Putting aside other recent events involving contaminated bodies of salt water, this was enough to convince me that we cannot rely on the powers that be to deliver us with our means of survival. As our nation begins to lack the means of supplying large amounts of safe water to every community, we should take our own initiative to learn how to filter our own water, should we ever need to.
Filtering your water is fairly easy, and requires few supplies, many of which can be found in nature (such as sand and gravel). Knowing how to filter your own water, therefore is not only a handy skill should your water supply become contaminated, but is also great to know for camping purposes, and purifying fresh running water.
You can make a complete filtration system with a variety of supplies. Basically you need two containers (one on top of the other), the top one to hold the dirty water, and the bottom one to hold the filtered water. There is a small hole in the top container which drains the dirty water into the bottom container. In the bottom container are layers of filtering substances, such as charcoal, sand, grit, cotton, fibrous materials, and rocks. These materials should be layered from the coarsest materials to the finest, and then a layer of coarse rocks at the bottom. From the bottom of this bucket a pipe or tube should run out. This acts as a spigot from which clean filtered water will flow.
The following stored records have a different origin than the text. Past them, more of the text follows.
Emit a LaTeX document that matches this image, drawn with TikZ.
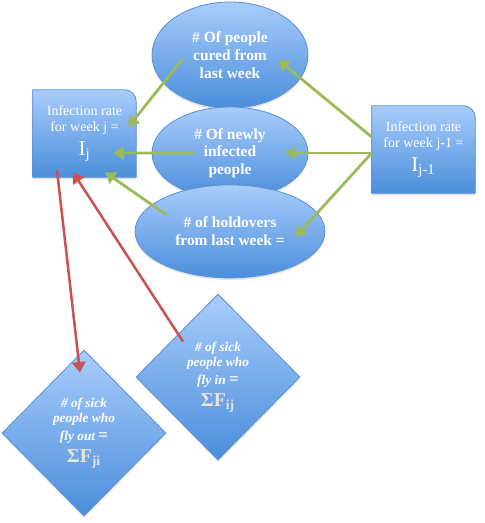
\documentclass[tikz,border=0pt]{standalone}
\usepackage{fontspec}
\setmainfont{Liberation Serif}
\usepackage{xcolor}
\usepackage{tikz}
\usetikzlibrary{positioning}
\usetikzlibrary{shapes.geometric}
\usetikzlibrary{arrows.meta}
\usetikzlibrary{backgrounds}
\usetikzlibrary{shadows}
\usetikzlibrary{calc}

\definecolor{shapetop}{HTML}{A9CCFB}
\definecolor{shapebot}{HTML}{4A8EDB}
\definecolor{shapeline}{HTML}{5B92D6}
\definecolor{flowgreen}{HTML}{9BBB59}
\definecolor{flowred}{HTML}{CC5250}
\definecolor{sumgrey}{HTML}{E9E3DA}

\tikzset{
  softshadow/.style={drop shadow={opacity=0.22, shadow xshift=0pt, shadow yshift=-1.5pt}},
  blob/.style={ellipse, softshadow, top color=shapetop, bottom color=shapebot, draw=shapeline, line width=0.6pt, text=white, align=center, font=\fontsize{11}{12.6}\selectfont\bfseries},
  kite/.style={diamond, softshadow, aspect=1, top color=shapetop, bottom color=shapebot, draw=shapeline, line width=0.6pt, text=white, align=center, inner sep=0pt, minimum width=4.1cm, minimum height=4.15cm, font=\fontsize{9.5}{10.8}\selectfont\bfseries\itshape},
  ratebox/.style={minimum width=2.575cm, minimum height=2.175cm, text=white, align=center, font=\fontsize{10}{11.5}\selectfont},
  boxfill/.style={softshadow, top color=shapetop, bottom color=shapebot, draw=shapeline, line width=0.6pt},
  greenarrow/.style={flowgreen, line width=2pt, -{Triangle[width=9.5pt,length=7.5pt]}},
  redarrow/.style={flowred, line width=1.8pt, -{Triangle[width=9.5pt,length=7.5pt]}}
}

\newcommand{\bigsum}[1]{\textcolor{sumgrey}{\fontsize{14}{16}\selectfont\upshape\bfseries ΣF\textsubscript{#1}}}
\newcommand{\bigeq}{{\upshape\fontsize{12}{12}\selectfont =}}

\begin{document}
\begin{tikzpicture}
\useasboundingbox (0,0) rectangle (12.125,13.075);

\node[blob, minimum width=3.9cm, minimum height=2.65cm] (cured) at (5.75,11.7) {\# Of people\\cured from\\last week};
\node[blob, minimum width=3.9cm, minimum height=2.3cm] (newly) at (5.75,9.25) {\# Of newly\\infected\\people};
\node[blob, minimum width=4.75cm, minimum height=2.325cm] (hold) at (5.75,7.29) {\# of holdovers\\from last week =};

\node[ratebox] (lj) at (2.1125,9.7375) {Infection rate\\for week j =\\[4pt]{\fontsize{15}{17}\selectfont I\textsubscript{j}}};
\node[ratebox] (ri) at (10.5875,9.3375) {Infection rate\\for week j-1 =\\[4pt]{\fontsize{15}{17}\selectfont I\textsubscript{j-1}}};

\begin{scope}[on background layer]
\path[boxfill] (lj.south west) -- (lj.north west) -- ([xshift=-0.3cm]lj.north east) arc[start angle=90, end angle=0, radius=0.3cm] -- (lj.south east) -- cycle;
\path[boxfill] (ri.south west) -- (ri.north west) -- ([xshift=-0.3cm]ri.north east) arc[start angle=90, end angle=0, radius=0.3cm] -- (ri.south east) -- cycle;
\end{scope}

\node[kite] (flyout) at (2.1,2.25) {\# of sick\\people who\\[2pt]fly out \bigeq\\[3pt]\bigsum{ji}};
\node[kite] (flyin) at (5.45,3.65) {\# of sick\\people who\\[2pt]fly in \bigeq\\[3pt]\bigsum{ij}};

\draw[greenarrow] ([shift={(0.775,-0.1)}]cured.west) -- ([shift={(-0.2,0.1625)}]lj.east);
\draw[greenarrow] ([shift={(1.075,0)}]newly.west) -- ([shift={(-0.575,-0.4875)}]lj.east);
\draw[greenarrow] ([shift={(0.8,0.41)}]hold.west) -- ([shift={(0.5125,0.125)}]lj.south);

\draw[greenarrow] ([shift={(0,0.3125)}]ri.west) -- ([shift={(-0.75,-0.125)}]cured.east);
\draw[greenarrow] ([shift={(0,-0.0875)}]ri.west) -- ([shift={(-0.575,0)}]newly.east);
\draw[greenarrow] ([shift={(0,-0.0875)}]ri.west) -- ([shift={(-0.75,-0.14)}]hold.east);

\draw[redarrow] ([shift={(-0.6875,0.175)}]lj.south) -- ([shift={(-0.1,-0.575)}]flyout.north);
\draw[redarrow] ([shift={(-0.875,-1.2)}]flyin.north) -- ([shift={(-0.2875,0.125)}]lj.south);
\end{tikzpicture}
\end{document}
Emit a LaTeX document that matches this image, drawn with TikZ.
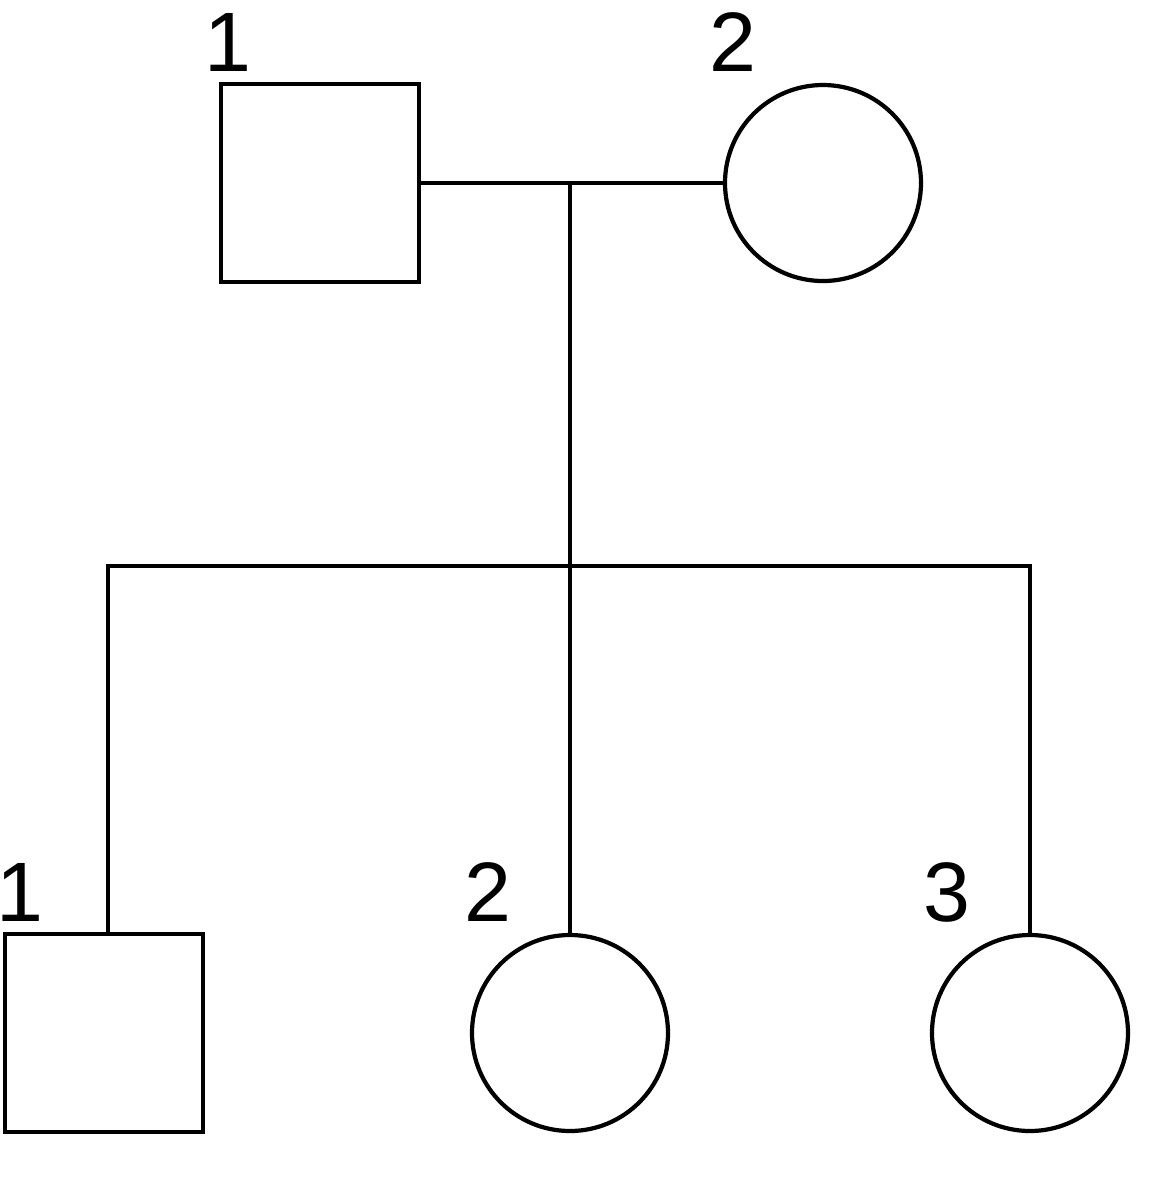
\documentclass[tikz,border=0pt]{standalone}
\usepackage{fontspec}
\setmainfont{Liberation Sans}
\usetikzlibrary{positioning}

\begin{document}
\begin{tikzpicture}[
    line width=1.2pt,
    male/.style={draw, rectangle, minimum size=1.98cm, inner sep=0pt},
    female/.style={draw, circle, minimum size=1.96cm, inner sep=0pt},
    num/.style={font=\fontsize{24}{24}\selectfont, inner sep=0pt}
  ]
  \useasboundingbox (0, 0) rectangle (11.64, -12);

  % parents
  \node[male] (father) at (3.20, -1.83) {};
  \node[female] (mother) at (8.23, -1.83) {};

  % children
  \node[male] (son) at (1.04, -10.33) {};
  \node[female] (daughterA) at (5.70, -10.33) {};
  \node[female] (daughterB) at (10.30, -10.33) {};

  % numbers
  \node[num] (nfather) at (2.28, -0.42) {1};
  \node[num] (nmother) at (7.33, -0.42) {2};
  \node[num] (nson) at (0.20, -8.92) {1};
  \node[num] (ndaughterA) at (4.88, -8.92) {2};
  \node[num] (ndaughterB) at (9.47, -8.92) {3};

  % lines
  \coordinate (couple) at (5.70, -1.83);
  \coordinate (sibs) at (5.70, -5.66);
  \draw (father.east) -- (mother.west);
  \draw (couple) -- (sibs);
  \draw ([xshift=0.04cm]son.north) |- (sibs) -| (daughterB.north);
  \draw (sibs) -- (daughterA.north);
\end{tikzpicture}
\end{document}
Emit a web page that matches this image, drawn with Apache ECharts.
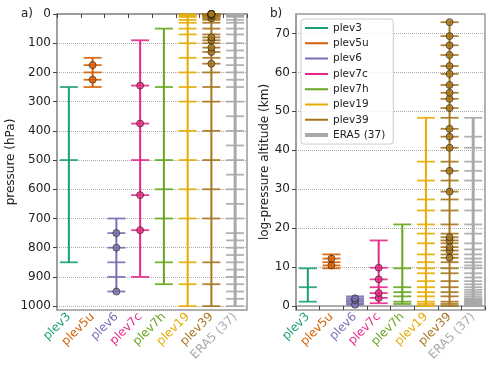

It might also be a good idea to boil this water, in addition to filtering out any sediment or large matter. This will kill any existing bacteria that were not filtered out by the charcoal.
Follow the link for a more exact, technical explanation of how to filter your own water. It may help you someday, when our current water system cannot.

Economic collapse?

Dmitry Orlov has unique insight into the nature of our political and economic systems. He spent much of his childhood in the Soviet Union during the collapse, but has also lived in the United States, and traveled widely. His familiarity with both Soviet and American economics, politics, and culture has allowed him to provide us with a warning of the possibilities of a soviet style collapse in the near American future.
Our resources are dwindling, our "free economy" is faltering, our monetary system is weak and bloated, yet we keep treading on the same path towards our own eminent destruction. We all want "change", but we don't want our lifestyles to change. The reality of it, though, is that oil, water, gas, electricity, food, necessities, etc. do NOT exist in infinite availability, and never will. We need to adjust our lifestyles to fit our available resources now, or we will be forced to later, as our society as we know it, runs itself into the ground.
Orlov discusses in his essay "Thriving in the Age of Collapse" what he imagines to be plausible scenarios for individuals in American society, should we collapse in a similar manner to the Soviet Union. While things may or may not play out the way he describes, Orlov's instructions on survival, post collapse serve as good advice for us (collectively), who up until now have relied so heavily on credit, debt, consumerism and the federal government.
It would serve us all well to reassess our skills, and how they would assist us, should our money, our professions, our appliances and possessions, no longer mean anything. Perhaps we should all be learning new skills, should modern society fail us.
We live in a nation of false optimism. Nations have fallen before and picked themselves back up. We are no exception. We cannot constantly gain, constantly expand, constantly profit. If not now, then later, but some day we will reap what we have sown. If we are lucky, we will be prepared, and will adapt well to the changes, whatever they may be, but should we continue to ignore what is in front of our face, we will pay the consequences.